— Task objective —
In the lines below, output everything from the first line through the line containing "(title) at (1705,74)" exactly as it is. Pictures are not part of the output.
[begin Material provided]
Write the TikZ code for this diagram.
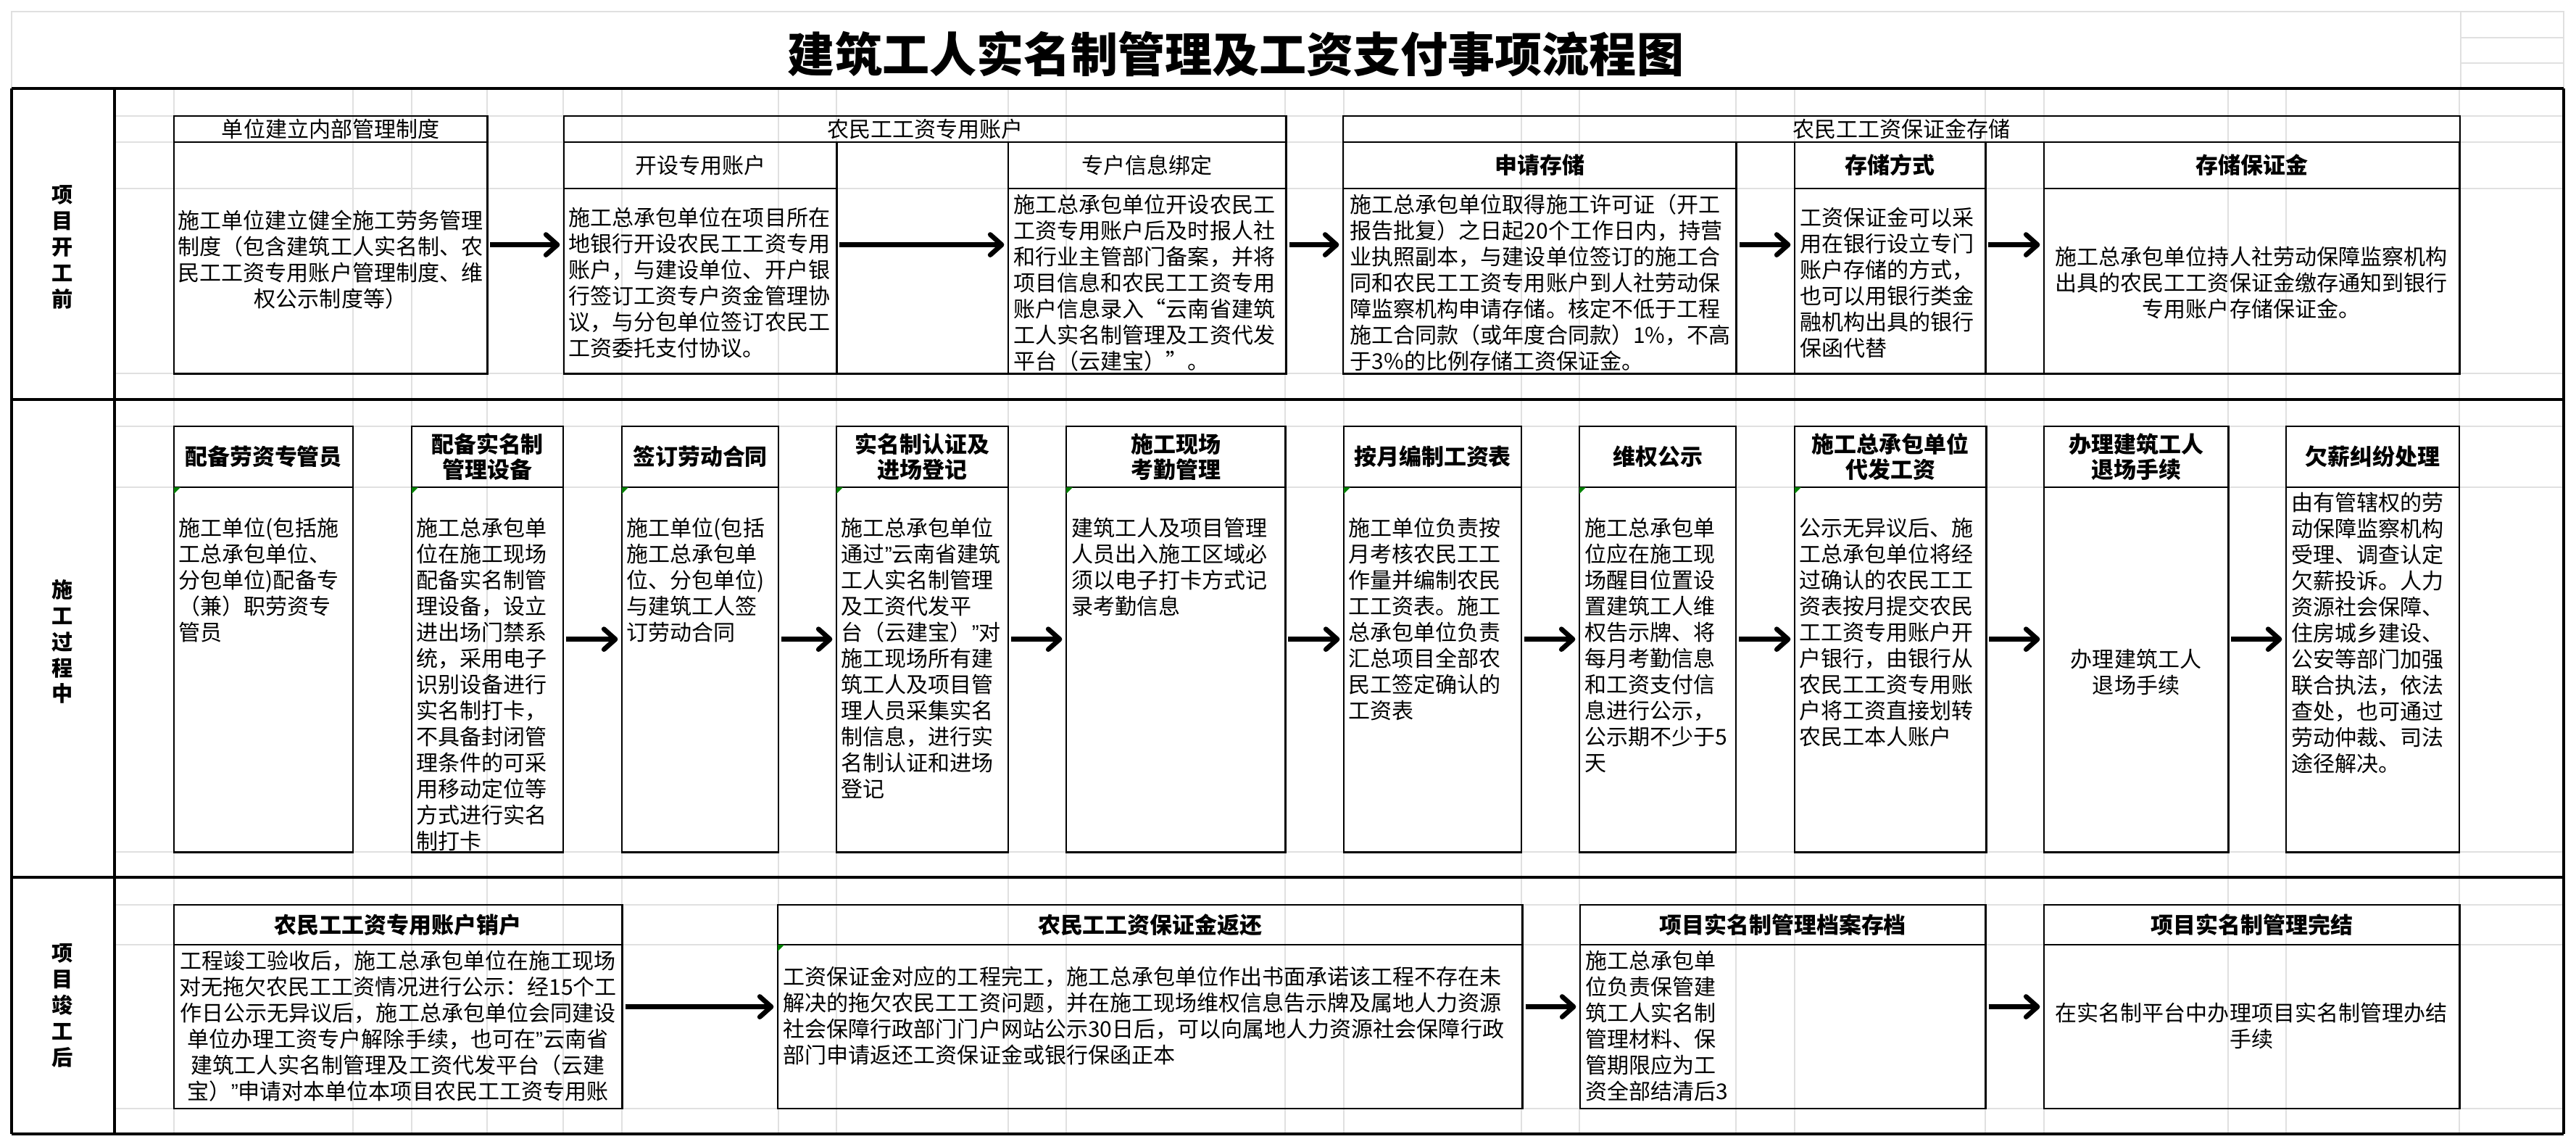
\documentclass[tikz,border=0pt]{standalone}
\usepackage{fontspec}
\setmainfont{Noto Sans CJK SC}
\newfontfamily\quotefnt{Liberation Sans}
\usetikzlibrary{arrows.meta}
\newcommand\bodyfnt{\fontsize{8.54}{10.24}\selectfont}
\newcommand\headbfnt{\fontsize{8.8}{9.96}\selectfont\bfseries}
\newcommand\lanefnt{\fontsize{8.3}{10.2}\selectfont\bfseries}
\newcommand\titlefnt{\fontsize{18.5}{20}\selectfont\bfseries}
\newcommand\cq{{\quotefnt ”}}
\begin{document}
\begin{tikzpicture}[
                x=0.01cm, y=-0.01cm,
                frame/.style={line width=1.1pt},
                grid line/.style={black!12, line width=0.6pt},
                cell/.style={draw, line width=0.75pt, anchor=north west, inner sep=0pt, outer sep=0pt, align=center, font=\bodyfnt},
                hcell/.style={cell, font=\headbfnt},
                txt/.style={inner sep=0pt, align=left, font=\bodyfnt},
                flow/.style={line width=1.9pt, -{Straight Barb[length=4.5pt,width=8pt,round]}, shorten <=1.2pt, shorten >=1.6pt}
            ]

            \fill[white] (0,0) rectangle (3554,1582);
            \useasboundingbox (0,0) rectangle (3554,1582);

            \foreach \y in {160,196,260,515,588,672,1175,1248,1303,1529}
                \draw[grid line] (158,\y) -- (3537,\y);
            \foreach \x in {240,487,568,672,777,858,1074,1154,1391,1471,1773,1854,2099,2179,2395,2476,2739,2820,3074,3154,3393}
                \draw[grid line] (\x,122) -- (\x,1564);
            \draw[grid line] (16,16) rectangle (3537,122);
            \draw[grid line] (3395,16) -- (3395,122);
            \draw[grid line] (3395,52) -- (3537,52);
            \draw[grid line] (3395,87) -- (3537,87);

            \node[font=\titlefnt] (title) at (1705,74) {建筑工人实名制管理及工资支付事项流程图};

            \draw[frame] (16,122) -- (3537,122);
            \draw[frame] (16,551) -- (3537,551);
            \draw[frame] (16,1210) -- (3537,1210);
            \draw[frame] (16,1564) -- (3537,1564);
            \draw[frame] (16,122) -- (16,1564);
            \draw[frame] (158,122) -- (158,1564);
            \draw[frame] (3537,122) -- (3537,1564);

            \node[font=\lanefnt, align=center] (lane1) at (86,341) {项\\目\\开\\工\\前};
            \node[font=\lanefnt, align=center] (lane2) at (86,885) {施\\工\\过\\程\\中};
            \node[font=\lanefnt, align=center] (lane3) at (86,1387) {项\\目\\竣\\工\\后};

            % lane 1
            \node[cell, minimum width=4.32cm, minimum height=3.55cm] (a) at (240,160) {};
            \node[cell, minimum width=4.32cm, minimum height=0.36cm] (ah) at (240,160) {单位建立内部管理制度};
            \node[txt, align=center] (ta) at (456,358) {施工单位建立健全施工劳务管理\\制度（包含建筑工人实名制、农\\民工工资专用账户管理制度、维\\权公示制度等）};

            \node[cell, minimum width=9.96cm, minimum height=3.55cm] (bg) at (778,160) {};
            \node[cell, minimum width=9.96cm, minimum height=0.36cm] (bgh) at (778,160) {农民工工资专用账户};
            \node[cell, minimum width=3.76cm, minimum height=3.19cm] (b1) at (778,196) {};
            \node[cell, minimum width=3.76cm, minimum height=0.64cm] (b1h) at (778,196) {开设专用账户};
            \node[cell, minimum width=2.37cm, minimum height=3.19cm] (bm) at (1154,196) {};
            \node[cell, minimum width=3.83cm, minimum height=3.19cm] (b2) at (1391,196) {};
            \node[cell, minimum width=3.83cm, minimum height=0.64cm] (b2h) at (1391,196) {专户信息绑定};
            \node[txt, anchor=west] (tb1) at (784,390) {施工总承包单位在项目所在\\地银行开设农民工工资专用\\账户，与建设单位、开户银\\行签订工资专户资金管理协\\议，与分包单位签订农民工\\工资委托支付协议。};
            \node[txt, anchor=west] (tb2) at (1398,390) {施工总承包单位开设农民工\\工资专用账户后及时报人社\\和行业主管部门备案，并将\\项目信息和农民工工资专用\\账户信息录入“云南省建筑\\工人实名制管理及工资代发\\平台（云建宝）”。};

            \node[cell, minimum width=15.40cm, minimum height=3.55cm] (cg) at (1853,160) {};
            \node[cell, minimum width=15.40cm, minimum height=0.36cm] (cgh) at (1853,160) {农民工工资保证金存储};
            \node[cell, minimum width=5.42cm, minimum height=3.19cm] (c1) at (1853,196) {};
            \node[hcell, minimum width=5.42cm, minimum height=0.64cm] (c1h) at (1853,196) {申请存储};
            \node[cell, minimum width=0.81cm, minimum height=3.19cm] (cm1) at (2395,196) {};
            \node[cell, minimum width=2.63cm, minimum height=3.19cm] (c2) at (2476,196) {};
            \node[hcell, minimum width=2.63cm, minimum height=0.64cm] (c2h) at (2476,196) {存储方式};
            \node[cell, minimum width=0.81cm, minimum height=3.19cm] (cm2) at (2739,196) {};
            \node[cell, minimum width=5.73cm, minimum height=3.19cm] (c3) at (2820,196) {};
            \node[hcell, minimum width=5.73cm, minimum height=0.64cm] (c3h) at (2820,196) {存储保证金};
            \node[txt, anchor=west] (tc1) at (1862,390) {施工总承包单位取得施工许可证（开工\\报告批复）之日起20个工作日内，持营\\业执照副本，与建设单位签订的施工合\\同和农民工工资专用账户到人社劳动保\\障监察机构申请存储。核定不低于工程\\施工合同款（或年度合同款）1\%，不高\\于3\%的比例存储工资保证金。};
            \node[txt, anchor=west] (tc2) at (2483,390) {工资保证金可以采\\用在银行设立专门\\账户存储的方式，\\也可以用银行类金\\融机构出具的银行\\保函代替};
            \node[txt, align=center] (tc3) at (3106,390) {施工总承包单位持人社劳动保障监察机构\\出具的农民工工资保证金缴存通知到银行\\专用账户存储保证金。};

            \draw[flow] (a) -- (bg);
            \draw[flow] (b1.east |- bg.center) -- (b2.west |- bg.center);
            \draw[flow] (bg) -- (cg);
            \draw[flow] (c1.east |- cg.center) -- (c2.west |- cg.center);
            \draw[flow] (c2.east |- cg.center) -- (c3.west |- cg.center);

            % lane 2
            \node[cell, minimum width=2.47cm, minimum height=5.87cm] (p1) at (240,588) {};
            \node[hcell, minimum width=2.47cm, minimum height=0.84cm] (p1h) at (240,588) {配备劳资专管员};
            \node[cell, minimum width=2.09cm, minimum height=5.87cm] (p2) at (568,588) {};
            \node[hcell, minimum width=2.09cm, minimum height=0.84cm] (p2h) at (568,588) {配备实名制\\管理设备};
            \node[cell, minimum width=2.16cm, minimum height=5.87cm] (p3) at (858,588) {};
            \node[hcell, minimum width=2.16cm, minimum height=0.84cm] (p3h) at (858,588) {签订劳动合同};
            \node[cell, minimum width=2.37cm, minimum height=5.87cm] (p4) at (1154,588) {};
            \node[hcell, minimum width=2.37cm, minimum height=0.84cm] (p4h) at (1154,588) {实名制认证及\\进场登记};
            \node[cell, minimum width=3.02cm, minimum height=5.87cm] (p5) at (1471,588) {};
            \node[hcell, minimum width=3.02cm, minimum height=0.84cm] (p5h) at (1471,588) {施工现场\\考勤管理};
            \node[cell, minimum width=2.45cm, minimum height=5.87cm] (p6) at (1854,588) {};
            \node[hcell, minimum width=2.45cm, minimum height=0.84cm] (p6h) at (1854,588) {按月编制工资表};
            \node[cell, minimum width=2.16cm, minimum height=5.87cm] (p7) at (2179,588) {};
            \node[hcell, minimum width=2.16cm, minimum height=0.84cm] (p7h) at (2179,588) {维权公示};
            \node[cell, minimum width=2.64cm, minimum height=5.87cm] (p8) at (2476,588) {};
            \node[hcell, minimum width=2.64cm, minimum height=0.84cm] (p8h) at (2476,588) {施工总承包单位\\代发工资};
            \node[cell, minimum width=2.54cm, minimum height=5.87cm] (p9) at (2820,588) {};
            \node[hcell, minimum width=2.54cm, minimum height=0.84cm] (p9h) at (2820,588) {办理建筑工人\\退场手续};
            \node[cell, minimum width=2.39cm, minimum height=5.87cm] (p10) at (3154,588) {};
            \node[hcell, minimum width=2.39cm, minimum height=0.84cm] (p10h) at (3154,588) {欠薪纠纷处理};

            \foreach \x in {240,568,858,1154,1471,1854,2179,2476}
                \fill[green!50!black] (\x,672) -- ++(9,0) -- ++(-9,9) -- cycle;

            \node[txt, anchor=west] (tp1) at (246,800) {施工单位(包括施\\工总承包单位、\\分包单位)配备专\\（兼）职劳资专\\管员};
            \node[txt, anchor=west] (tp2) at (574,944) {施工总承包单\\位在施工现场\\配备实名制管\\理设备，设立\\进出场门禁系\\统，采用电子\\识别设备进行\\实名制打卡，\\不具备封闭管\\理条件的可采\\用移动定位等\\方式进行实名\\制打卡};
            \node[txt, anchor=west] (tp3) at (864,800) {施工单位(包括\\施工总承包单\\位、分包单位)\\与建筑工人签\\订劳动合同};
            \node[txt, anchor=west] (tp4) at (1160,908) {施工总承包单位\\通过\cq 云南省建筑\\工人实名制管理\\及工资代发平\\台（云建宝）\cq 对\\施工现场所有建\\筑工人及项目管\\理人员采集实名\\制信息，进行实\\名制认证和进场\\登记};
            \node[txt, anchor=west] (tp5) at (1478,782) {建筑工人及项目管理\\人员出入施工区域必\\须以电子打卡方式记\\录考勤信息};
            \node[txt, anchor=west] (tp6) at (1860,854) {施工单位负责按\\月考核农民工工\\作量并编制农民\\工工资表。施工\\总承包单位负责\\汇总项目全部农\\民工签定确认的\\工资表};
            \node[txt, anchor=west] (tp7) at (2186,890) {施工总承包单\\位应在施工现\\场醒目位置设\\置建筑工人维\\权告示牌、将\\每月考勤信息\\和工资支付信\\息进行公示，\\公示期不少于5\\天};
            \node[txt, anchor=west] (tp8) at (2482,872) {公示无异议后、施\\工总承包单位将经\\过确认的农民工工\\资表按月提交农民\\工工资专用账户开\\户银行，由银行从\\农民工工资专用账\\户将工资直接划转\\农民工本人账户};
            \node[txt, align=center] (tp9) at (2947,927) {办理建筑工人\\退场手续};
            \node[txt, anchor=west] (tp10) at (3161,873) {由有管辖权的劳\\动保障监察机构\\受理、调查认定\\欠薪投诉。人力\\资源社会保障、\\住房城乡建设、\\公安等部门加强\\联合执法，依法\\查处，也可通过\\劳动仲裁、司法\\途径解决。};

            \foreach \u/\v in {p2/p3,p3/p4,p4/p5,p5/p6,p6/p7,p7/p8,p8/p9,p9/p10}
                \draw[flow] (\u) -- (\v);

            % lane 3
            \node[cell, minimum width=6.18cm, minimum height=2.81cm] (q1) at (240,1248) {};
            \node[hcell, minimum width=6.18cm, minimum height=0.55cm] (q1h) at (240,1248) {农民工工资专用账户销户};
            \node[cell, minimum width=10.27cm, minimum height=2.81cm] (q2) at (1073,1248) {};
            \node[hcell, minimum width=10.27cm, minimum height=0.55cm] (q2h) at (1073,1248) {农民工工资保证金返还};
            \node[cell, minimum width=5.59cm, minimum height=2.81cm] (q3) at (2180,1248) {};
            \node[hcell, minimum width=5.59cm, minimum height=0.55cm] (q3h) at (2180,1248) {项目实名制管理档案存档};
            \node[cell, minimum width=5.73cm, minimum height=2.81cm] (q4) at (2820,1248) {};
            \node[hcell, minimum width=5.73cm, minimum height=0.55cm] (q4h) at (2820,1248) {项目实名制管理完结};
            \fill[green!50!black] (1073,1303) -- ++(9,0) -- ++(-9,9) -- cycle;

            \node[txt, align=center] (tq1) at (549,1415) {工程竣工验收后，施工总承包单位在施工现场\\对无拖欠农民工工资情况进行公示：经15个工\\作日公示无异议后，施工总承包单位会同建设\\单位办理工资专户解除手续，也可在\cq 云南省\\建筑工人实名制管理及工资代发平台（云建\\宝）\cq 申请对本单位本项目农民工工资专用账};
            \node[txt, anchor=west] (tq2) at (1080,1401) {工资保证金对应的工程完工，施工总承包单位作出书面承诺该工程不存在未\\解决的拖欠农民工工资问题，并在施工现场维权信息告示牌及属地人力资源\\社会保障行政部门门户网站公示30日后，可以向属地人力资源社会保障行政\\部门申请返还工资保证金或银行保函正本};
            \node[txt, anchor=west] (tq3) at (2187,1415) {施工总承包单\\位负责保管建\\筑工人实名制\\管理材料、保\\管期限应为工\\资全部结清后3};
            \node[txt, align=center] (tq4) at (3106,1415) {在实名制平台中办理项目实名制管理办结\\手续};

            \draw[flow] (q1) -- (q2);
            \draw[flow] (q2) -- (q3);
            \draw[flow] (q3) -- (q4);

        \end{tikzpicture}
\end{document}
[end Material provided]
— Expected answer —
Write the TikZ code for this diagram.
\documentclass[tikz,border=0pt]{standalone}
\usepackage{fontspec}
\setmainfont{Noto Sans CJK SC}
\newfontfamily\quotefnt{Liberation Sans}
\usetikzlibrary{arrows.meta}
\newcommand\bodyfnt{\fontsize{8.54}{10.24}\selectfont}
\newcommand\headbfnt{\fontsize{8.8}{9.96}\selectfont\bfseries}
\newcommand\lanefnt{\fontsize{8.3}{10.2}\selectfont\bfseries}
\newcommand\titlefnt{\fontsize{18.5}{20}\selectfont\bfseries}
\newcommand\cq{{\quotefnt ”}}
\begin{document}
\begin{tikzpicture}[
                x=0.01cm, y=-0.01cm,
                frame/.style={line width=1.1pt},
                grid line/.style={black!12, line width=0.6pt},
                cell/.style={draw, line width=0.75pt, anchor=north west, inner sep=0pt, outer sep=0pt, align=center, font=\bodyfnt},
                hcell/.style={cell, font=\headbfnt},
                txt/.style={inner sep=0pt, align=left, font=\bodyfnt},
                flow/.style={line width=1.9pt, -{Straight Barb[length=4.5pt,width=8pt,round]}, shorten <=1.2pt, shorten >=1.6pt}
            ]

            \fill[white] (0,0) rectangle (3554,1582);
            \useasboundingbox (0,0) rectangle (3554,1582);

            \foreach \y in {160,196,260,515,588,672,1175,1248,1303,1529}
                \draw[grid line] (158,\y) -- (3537,\y);
            \foreach \x in {240,487,568,672,777,858,1074,1154,1391,1471,1773,1854,2099,2179,2395,2476,2739,2820,3074,3154,3393}
                \draw[grid line] (\x,122) -- (\x,1564);
            \draw[grid line] (16,16) rectangle (3537,122);
            \draw[grid line] (3395,16) -- (3395,122);
            \draw[grid line] (3395,52) -- (3537,52);
            \draw[grid line] (3395,87) -- (3537,87);

            \node[font=\titlefnt] (title) at (1705,74) {建筑工人实名制管理及工资支付事项流程图};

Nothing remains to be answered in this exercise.